Food sensitivities are important to consider with all clients. In particular, cows' milk dairy products and wheat are often problematic. Hair analysis patterns along with symptoms may help alert the practitioner to the presence of food sensitivities.
Stress. Stress is an important cause of food reactions. Stress interferes with the function of the digestive system, allowing partially digested food to pass into the intestines and irritate them. Stress also impairs the immune system, allowing the growth of yeast and possibly other intestinal infections. Stress depletes the adrenal glands, which maintain blood sugar levels and secrete anti-inflammatory hormones.
Poor eating habits. If one eats too fast, eats in the car or standing in front of the refrigerator, food is often not chewed well. Also, sympathetic nervous stimulation turns off the digestive system and digestion suffers.
Enzyme deficiencies such as lactase or hydrochloric acid deficiency contribute to food allergies. This may be due to nutritional imbalances, poor eating habits, stress, diet or anxiety at mealtime.

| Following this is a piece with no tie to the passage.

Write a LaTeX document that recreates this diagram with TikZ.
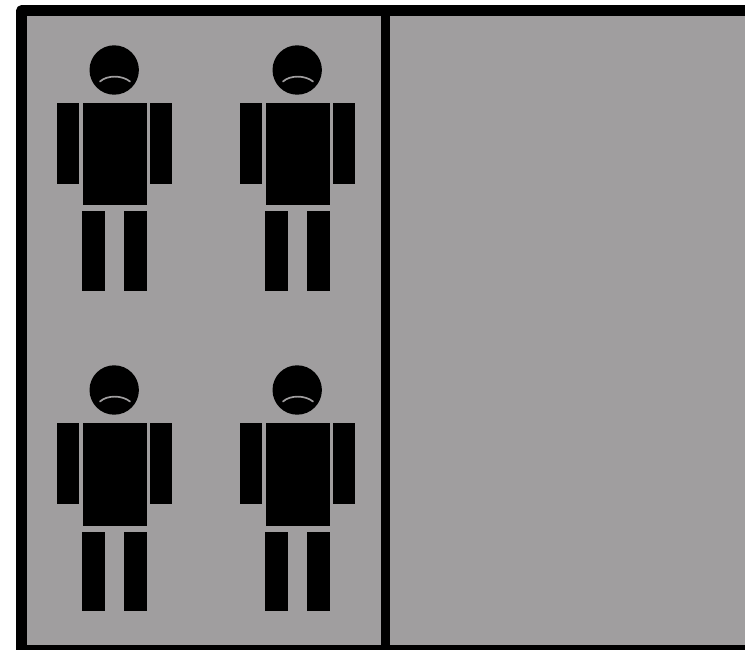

Leaky gut syndrome refers to excessive permeability of the intestinal tract. This allows partially digested food and other harmful chemicals to be absorbed into the blood stream, resulting in allergic reactions. Causes include nutritional deficiencies, stress and intestinal infections. Eating allergic foods such as wheat and dairy can also cause leaky gut syndrome. Eliminating these foods can allow the intestines to heal.
Natural food constituents that may cause reactions include food proteins, amino acids such as glutamate in MSG and aspartic acid used in artificial sweeteners. Glutamic acid in wheat has an inflammatory effect. Minerals such as copper in soy and chocolate, sugars including barley malt or other sweeteners and many other food components may cause reactions. Toxic metals which are high in tunafish, shellfish and possibly other foods can cause a reaction in sensitive people.
Food additives such as artificial colors, flavors and preservatives may cause reactions. Pesticide residues can also be a potent cause of reactions in some people.
Food processing and refining such as homogenization, pasteurization, milling, grinding, fermentation and many others alter foods and may cause a reaction.
Food varieties may cause reactions, such as today's hybrid grains, modern dairy products and fruits.
Among the most common symptoms are gas, bloating, diarrhea, gastroenteritis, dark circles under the eyes, edema or swelling, weight gain, ulcers, joint pain, asthma, addictions, behavior problems in children, fatigue, upset stomach, runny nose and skin rashes. Others include red ear lobes, red cheeks, bedwetting, ADHD, ear infections, psoriasis, colitis, headaches, malabsorption and failure to thrive, acne and sore throats.
Hybrid wheat flour is 33% glutamic acid, an inflammatory amino acid. Wheat, along with other grains, stimulates insulin production which increases inflammation. Wheat and other grains are high in omega-6 fatty acids, which are pro-inflammatory. This irritates the intestine, producing leaky gut syndromes that may then cause more food reactions.
Cows' milk dairy products are another common cause of food reactions. Cows today are fed corn, an unnatural food for cows. As a result, the milk and meat are high in omega-6 fatty acids and low in omega-3 fatty acids. This favors inflammation. Also, corn-fed cows develop intestinal infections that must be treated with antibiotics which find their way into the milk and meat and may cause reactions in sensitive people. Grass-fed beef and dairy or goat products are definitely superior.
Many people are intolerant to gluten, a protein found in wheat, oats, barley and rye. Gluten intolerance causes celiac disease and malabsorption. Other common allergic foods are soy, yeast, corn, eggs and peanuts.
While tofu and tempeh are traditionally prepared soy foods, isolated soy protein found in textured vegetable protein, protein powders, bars and many other foods is a highly processed product more likely to cause reactions. Although it is possible to reintroduce some allergic foods on a rotation basis, wheat and dairy are best to avoid.